* **Data segment**:
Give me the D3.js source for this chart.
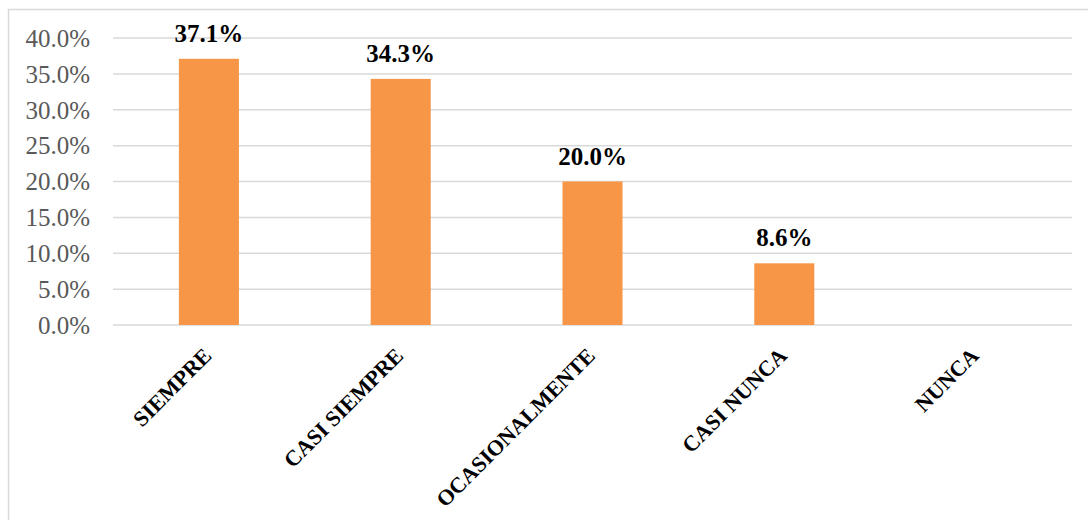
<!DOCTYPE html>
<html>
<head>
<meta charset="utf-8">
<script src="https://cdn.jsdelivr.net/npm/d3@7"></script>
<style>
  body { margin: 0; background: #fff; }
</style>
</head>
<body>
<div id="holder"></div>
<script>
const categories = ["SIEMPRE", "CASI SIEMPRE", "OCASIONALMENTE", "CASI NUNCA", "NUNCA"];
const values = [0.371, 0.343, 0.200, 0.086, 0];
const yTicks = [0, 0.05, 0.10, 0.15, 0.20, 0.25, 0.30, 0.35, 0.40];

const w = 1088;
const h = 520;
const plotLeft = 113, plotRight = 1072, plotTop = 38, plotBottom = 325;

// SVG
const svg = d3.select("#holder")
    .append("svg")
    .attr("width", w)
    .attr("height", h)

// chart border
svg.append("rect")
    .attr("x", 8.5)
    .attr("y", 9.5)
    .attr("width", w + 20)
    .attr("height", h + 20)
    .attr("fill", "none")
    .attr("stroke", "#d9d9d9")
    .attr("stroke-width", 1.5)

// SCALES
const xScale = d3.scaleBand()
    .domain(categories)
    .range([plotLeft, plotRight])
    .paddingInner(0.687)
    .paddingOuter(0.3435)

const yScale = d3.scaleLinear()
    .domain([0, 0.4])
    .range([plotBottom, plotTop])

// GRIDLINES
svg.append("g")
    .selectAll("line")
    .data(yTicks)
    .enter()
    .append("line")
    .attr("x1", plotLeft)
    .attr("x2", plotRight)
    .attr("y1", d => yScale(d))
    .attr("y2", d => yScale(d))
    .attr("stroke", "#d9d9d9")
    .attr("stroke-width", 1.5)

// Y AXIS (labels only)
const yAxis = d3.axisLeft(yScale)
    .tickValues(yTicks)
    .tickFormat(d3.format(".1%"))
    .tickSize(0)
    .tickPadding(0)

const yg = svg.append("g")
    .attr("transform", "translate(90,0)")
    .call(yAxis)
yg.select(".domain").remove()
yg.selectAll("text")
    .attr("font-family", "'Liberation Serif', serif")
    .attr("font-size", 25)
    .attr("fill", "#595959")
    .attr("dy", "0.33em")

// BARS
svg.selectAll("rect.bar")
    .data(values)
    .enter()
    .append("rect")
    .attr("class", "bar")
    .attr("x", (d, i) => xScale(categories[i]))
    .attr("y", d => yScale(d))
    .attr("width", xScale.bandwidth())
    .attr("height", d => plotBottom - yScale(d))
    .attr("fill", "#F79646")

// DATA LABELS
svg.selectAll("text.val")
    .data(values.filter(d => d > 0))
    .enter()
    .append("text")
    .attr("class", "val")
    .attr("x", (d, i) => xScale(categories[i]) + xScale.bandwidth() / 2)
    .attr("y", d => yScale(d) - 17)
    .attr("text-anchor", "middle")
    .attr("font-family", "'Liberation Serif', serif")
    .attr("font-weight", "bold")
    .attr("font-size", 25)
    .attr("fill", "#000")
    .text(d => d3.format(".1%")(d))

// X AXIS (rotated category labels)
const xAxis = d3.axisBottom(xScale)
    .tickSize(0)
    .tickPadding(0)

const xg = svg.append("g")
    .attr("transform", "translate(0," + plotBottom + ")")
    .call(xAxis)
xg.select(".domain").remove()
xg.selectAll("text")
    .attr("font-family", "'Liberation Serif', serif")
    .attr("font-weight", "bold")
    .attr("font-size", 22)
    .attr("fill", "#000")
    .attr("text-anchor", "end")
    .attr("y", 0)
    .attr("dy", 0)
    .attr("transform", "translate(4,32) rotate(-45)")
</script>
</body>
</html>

* **Exercise description**:
Would you set down the listing exactly, omitting pictures?

* **Output**:
Give me the D3.js source for this chart.
<!DOCTYPE html>
<html>
<head>
<meta charset="utf-8">
<script src="https://cdn.jsdelivr.net/npm/d3@7"></script>
<style>
  body { margin: 0; background: #fff; }
</style>
</head>
<body>
<div id="holder"></div>
<script>
const categories = ["SIEMPRE", "CASI SIEMPRE", "OCASIONALMENTE", "CASI NUNCA", "NUNCA"];
const values = [0.371, 0.343, 0.200, 0.086, 0];
const yTicks = [0, 0.05, 0.10, 0.15, 0.20, 0.25, 0.30, 0.35, 0.40];

const w = 1088;
const h = 520;
const plotLeft = 113, plotRight = 1072, plotTop = 38, plotBottom = 325;

// SVG
const svg = d3.select("#holder")
    .append("svg")
    .attr("width", w)
    .attr("height", h)

// chart border
svg.append("rect")
    .attr("x", 8.5)
    .attr("y", 9.5)
    .attr("width", w + 20)
    .attr("height", h + 20)
    .attr("fill", "none")
    .attr("stroke", "#d9d9d9")
    .attr("stroke-width", 1.5)

// SCALES
const xScale = d3.scaleBand()
    .domain(categories)
    .range([plotLeft, plotRight])
    .paddingInner(0.687)
    .paddingOuter(0.3435)

const yScale = d3.scaleLinear()
    .domain([0, 0.4])
    .range([plotBottom, plotTop])

// GRIDLINES
svg.append("g")
    .selectAll("line")
    .data(yTicks)
    .enter()
    .append("line")
    .attr("x1", plotLeft)
    .attr("x2", plotRight)
    .attr("y1", d => yScale(d))
    .attr("y2", d => yScale(d))
    .attr("stroke", "#d9d9d9")
    .attr("stroke-width", 1.5)

// Y AXIS (labels only)
const yAxis = d3.axisLeft(yScale)
    .tickValues(yTicks)
    .tickFormat(d3.format(".1%"))
    .tickSize(0)
    .tickPadding(0)

const yg = svg.append("g")
    .attr("transform", "translate(90,0)")
    .call(yAxis)
yg.select(".domain").remove()
yg.selectAll("text")
    .attr("font-family", "'Liberation Serif', serif")
    .attr("font-size", 25)
    .attr("fill", "#595959")
    .attr("dy", "0.33em")

// BARS
svg.selectAll("rect.bar")
    .data(values)
    .enter()
    .append("rect")
    .attr("class", "bar")
    .attr("x", (d, i) => xScale(categories[i]))
    .attr("y", d => yScale(d))
    .attr("width", xScale.bandwidth())
    .attr("height", d => plotBottom - yScale(d))
    .attr("fill", "#F79646")

// DATA LABELS
svg.selectAll("text.val")
    .data(values.filter(d => d > 0))
    .enter()
    .append("text")
    .attr("class", "val")
    .attr("x", (d, i) => xScale(categories[i]) + xScale.bandwidth() / 2)
    .attr("y", d => yScale(d) - 17)
    .attr("text-anchor", "middle")
    .attr("font-family", "'Liberation Serif', serif")
    .attr("font-weight", "bold")
    .attr("font-size", 25)
    .attr("fill", "#000")
    .text(d => d3.format(".1%")(d))

// X AXIS (rotated category labels)
const xAxis = d3.axisBottom(xScale)
    .tickSize(0)
    .tickPadding(0)

const xg = svg.append("g")
    .attr("transform", "translate(0," + plotBottom + ")")
    .call(xAxis)
xg.select(".domain").remove()
xg.selectAll("text")
    .attr("font-family", "'Liberation Serif', serif")
    .attr("font-weight", "bold")
    .attr("font-size", 22)
    .attr("fill", "#000")
    .attr("text-anchor", "end")
    .attr("y", 0)
    .attr("dy", 0)
    .attr("transform", "translate(4,32) rotate(-45)")
</script>
</body>
</html>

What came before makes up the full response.